Written exercise: Repeat the listing below word for word, stopping after the line that contains "const Y_AXIS_W = 60;".

Collected material:
"""

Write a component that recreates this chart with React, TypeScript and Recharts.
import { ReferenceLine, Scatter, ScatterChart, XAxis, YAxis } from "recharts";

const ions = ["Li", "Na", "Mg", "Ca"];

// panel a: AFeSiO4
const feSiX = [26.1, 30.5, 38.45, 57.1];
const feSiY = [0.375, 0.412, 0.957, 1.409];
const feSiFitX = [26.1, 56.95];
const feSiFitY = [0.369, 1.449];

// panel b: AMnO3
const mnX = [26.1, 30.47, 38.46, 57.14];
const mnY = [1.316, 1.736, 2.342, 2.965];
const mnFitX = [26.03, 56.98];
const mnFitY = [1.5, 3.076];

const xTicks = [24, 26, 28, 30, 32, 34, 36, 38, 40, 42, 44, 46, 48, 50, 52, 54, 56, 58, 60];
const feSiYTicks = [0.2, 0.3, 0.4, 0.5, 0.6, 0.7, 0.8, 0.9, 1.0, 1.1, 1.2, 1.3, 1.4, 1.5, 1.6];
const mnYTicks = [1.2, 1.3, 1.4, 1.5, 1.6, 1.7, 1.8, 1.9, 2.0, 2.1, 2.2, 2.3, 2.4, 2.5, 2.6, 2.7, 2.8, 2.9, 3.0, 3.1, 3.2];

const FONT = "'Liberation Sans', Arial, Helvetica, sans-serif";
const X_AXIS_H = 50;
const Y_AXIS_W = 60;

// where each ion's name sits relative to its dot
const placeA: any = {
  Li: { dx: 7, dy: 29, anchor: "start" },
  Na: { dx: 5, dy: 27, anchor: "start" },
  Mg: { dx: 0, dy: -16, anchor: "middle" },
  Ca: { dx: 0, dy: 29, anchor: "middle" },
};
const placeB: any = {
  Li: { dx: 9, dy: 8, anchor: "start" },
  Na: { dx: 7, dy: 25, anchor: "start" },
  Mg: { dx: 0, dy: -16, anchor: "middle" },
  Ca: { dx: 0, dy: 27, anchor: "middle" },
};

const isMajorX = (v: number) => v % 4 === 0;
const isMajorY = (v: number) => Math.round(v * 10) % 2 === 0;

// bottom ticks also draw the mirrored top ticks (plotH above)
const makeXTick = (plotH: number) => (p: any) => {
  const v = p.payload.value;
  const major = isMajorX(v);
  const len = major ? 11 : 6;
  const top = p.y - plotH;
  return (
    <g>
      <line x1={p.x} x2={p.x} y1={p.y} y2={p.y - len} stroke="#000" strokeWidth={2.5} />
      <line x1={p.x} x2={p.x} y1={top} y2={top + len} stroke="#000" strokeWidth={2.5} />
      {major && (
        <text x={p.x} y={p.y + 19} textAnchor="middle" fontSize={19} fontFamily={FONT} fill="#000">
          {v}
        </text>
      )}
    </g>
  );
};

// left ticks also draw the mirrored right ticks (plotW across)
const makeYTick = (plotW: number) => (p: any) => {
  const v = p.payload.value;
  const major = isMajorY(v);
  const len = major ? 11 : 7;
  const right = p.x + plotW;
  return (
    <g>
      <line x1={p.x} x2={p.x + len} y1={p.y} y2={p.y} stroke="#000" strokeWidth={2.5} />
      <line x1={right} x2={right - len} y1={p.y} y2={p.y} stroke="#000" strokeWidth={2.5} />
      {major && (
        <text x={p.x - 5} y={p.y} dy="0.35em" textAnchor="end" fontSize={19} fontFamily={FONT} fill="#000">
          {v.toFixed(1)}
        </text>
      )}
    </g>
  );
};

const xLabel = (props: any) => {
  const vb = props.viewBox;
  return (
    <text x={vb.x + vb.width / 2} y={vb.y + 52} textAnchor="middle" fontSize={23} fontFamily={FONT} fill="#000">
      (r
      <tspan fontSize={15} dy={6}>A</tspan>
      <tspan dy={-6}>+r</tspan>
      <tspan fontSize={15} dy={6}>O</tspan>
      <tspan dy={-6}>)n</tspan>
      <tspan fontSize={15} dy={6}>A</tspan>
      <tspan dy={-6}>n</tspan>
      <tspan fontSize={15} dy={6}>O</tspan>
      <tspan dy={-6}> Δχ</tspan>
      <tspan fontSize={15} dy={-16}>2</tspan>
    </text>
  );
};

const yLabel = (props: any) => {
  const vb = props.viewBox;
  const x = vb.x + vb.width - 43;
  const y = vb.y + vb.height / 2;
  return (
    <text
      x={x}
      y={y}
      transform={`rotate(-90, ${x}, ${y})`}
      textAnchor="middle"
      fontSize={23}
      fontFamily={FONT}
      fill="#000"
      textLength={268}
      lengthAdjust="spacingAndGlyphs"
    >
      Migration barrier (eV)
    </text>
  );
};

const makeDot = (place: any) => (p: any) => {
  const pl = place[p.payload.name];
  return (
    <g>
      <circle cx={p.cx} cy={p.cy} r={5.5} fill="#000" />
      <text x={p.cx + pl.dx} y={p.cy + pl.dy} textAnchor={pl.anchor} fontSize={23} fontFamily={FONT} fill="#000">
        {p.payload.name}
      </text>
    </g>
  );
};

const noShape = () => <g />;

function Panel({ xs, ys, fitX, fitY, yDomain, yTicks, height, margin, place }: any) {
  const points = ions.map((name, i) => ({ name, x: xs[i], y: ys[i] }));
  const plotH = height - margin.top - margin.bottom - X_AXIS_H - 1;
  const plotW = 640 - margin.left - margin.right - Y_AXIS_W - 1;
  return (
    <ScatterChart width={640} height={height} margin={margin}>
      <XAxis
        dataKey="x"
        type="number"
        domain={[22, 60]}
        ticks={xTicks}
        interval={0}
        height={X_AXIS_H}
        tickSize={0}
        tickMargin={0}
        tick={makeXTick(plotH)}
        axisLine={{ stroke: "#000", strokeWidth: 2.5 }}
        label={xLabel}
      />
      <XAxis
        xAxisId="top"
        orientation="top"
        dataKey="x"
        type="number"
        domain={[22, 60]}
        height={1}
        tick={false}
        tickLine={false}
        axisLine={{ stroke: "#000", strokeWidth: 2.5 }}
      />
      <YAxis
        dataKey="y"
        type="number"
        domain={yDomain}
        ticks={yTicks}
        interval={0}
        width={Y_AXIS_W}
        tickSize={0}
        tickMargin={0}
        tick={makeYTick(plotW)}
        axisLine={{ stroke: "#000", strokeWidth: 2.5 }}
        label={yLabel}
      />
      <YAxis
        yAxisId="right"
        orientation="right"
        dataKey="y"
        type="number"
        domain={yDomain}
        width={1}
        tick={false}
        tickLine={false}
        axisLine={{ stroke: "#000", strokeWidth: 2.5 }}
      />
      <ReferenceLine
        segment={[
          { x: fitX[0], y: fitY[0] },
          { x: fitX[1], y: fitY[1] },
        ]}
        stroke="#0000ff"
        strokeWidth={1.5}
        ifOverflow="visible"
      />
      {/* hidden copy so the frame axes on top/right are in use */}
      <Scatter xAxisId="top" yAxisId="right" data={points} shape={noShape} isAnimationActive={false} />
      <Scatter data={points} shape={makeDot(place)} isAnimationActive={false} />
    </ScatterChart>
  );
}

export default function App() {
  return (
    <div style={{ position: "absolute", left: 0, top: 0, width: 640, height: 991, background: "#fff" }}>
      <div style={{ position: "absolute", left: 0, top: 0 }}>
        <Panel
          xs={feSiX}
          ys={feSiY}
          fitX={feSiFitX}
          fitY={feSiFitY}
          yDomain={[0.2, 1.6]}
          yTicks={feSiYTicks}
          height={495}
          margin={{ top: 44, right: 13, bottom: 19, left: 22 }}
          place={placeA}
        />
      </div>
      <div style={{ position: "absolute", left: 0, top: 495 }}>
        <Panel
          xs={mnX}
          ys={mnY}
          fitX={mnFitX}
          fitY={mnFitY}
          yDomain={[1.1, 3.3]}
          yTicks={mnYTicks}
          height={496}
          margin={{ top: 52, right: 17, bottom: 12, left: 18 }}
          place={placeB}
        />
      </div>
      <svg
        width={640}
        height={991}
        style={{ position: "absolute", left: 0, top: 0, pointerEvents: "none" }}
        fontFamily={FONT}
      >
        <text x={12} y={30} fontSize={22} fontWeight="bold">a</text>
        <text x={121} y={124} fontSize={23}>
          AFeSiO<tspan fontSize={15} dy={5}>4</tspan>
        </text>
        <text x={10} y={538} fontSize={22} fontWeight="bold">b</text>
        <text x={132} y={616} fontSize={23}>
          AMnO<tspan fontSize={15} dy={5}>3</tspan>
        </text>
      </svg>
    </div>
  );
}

"""

Response below:
Write a component that recreates this chart with React, TypeScript and Recharts.
import { ReferenceLine, Scatter, ScatterChart, XAxis, YAxis } from "recharts";

const ions = ["Li", "Na", "Mg", "Ca"];

// panel a: AFeSiO4
const feSiX = [26.1, 30.5, 38.45, 57.1];
const feSiY = [0.375, 0.412, 0.957, 1.409];
const feSiFitX = [26.1, 56.95];
const feSiFitY = [0.369, 1.449];

// panel b: AMnO3
const mnX = [26.1, 30.47, 38.46, 57.14];
const mnY = [1.316, 1.736, 2.342, 2.965];
const mnFitX = [26.03, 56.98];
const mnFitY = [1.5, 3.076];

const xTicks = [24, 26, 28, 30, 32, 34, 36, 38, 40, 42, 44, 46, 48, 50, 52, 54, 56, 58, 60];
const feSiYTicks = [0.2, 0.3, 0.4, 0.5, 0.6, 0.7, 0.8, 0.9, 1.0, 1.1, 1.2, 1.3, 1.4, 1.5, 1.6];
const mnYTicks = [1.2, 1.3, 1.4, 1.5, 1.6, 1.7, 1.8, 1.9, 2.0, 2.1, 2.2, 2.3, 2.4, 2.5, 2.6, 2.7, 2.8, 2.9, 3.0, 3.1, 3.2];

const FONT = "'Liberation Sans', Arial, Helvetica, sans-serif";
const X_AXIS_H = 50;
const Y_AXIS_W = 60;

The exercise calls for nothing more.